「本の町プロジェクト」ブログ

日本にも「ヘイ・オン・ワイ」のような本の町があったらいいな、から始まった物語。高遠での活動を経て次のステップを準備中。

図画!図画!図画!

2007-02-23 23:00:12 | Weblog
※以下の記事は、古本屋『書肆月影』大塚が書きました。

またぞろ、あいだが開いてしまった。藤野の計画が全く進んでないこともないのだけれど、あえて書くまでもないことや、書けないことばかりが重なって、マメに続けていくのは難しい。そこでまた繋ぎのお目汚しとして。

神田の古書会館の即売会「ぐろりあ会」へ出かける。午前10時を5分ほどまわって到着したのだが、拍子抜けするほど人が少ない。こんなにガラガラの即売会も初めて。今にも雨が降りそうな天候だったから、敬遠されたのか。人が少ないということは、知人を発見しやすいともいうことで、何やら生気が漲っているのか萎んでいるのか、よくわからない人影が見えたので、近づいたらオヨヨ書林の山崎くんだった。「ひと月ぶりくらいですよね。藤野の方で忙しかったんでしょう」と言われる。そういうわけでもないのだけれど。
メシでもと思ったが、会館で用事がある由。

さて、これからどうしようか。神保町の街に出たが、雨は降ってくるし、午後は風も出てくるという予報だったから、古本漁りは止めにして、前から早く行きたかった東京都現代美術館の『中村宏展』に行くことにしよう。実は家を出るときから、時間があったら寄ろうとは思っていたのだが、たまたま即売会に1969年頃に中村宏が表紙を描いた『現代詩手帖』が数冊あって、そんなに珍しいものではないけれど、これも縁と全てを購入し、購入したら、何だかすごくまた行きたくなって来たのだ。

正式な美術展のタイトルは、『中村宏 図画事件1953-2007』。

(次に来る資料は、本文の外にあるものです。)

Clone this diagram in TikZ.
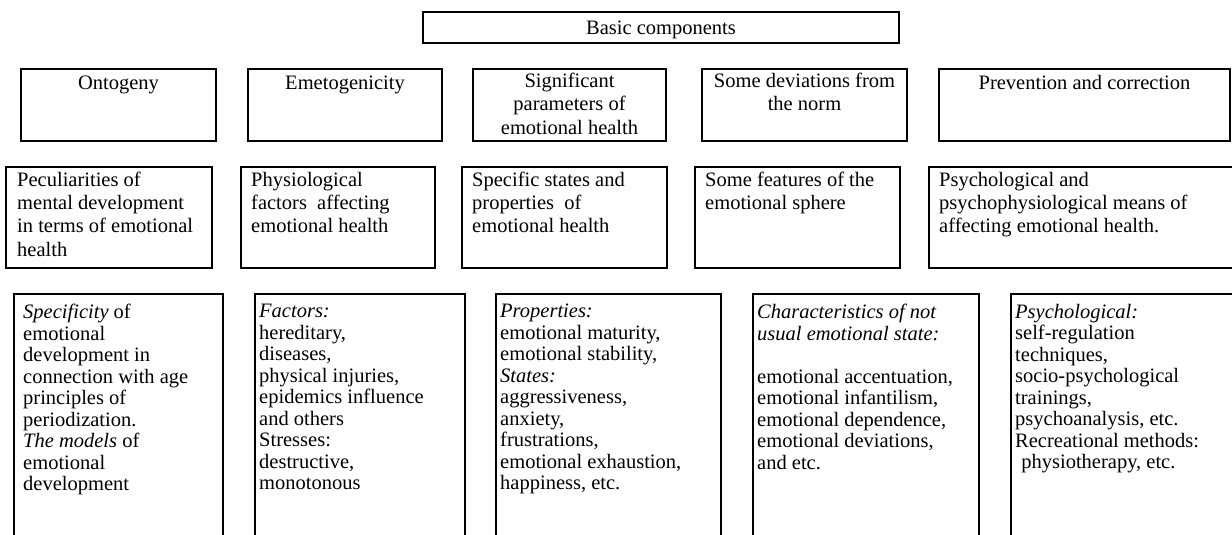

展示室に入ると、まず1950年代の「ルポルタージュ絵画」と呼ばれる巨大なカンバス群が目に飛び込み、圧倒される。特に砂川闘争を描いた『砂川五番』は、その構成といい、細部の描き込みといい、圧巻。
次の空間に入ると、徐々にこれぞ中村宏ともいうべき、呪術的な「赤」や、脅迫観念的な「機関車」や、原罪意識を感じさせるような「一つ目のセーラー服女学生」がモチーフとして現れ出す。どの作品も比較的サイズが大きいので、こちらに迫ってくる圧力も相当なものだ。
この空間には、中村宏が手掛けた装幀本の数々も展示されていて楽しめた。(本好きであれば、『夢野久作全集』『久生十蘭全集』唐十郎責任編集の『ドラキュラ』などと言えばピンと来るはず)。また、これはあるかなと思っていたのだが、土方巽の日本青年館での舞踏公演『肉体叛乱』(1968年)の8ミリ撮影もきちんと常設上映されていた。15分ほどの撮影なのだが、そのあいだ目が釘付けに。例の巨大なペニスの張り型を付けて、土方が痙攣していたよ!
ここから地下に降りていくと、1970年代以降の作品群になる。これらはこれらで素晴らしいけれど、まだ胸にストンと落ちる、というところまでにはいかない。買ってきた図録を再度眺めなら、もう一度噛みしめてみたい。

美術館を出たあと、少し腹が減ったので、白河町の交差点角の定食屋『実用洋食 七福』でスペシャルランチを頼む。「実用」の名の通り、ボリュームたっぷりの揚げ物が中心。「山本一力」「松嶋菜々子」など色紙がたくさん貼ってあった。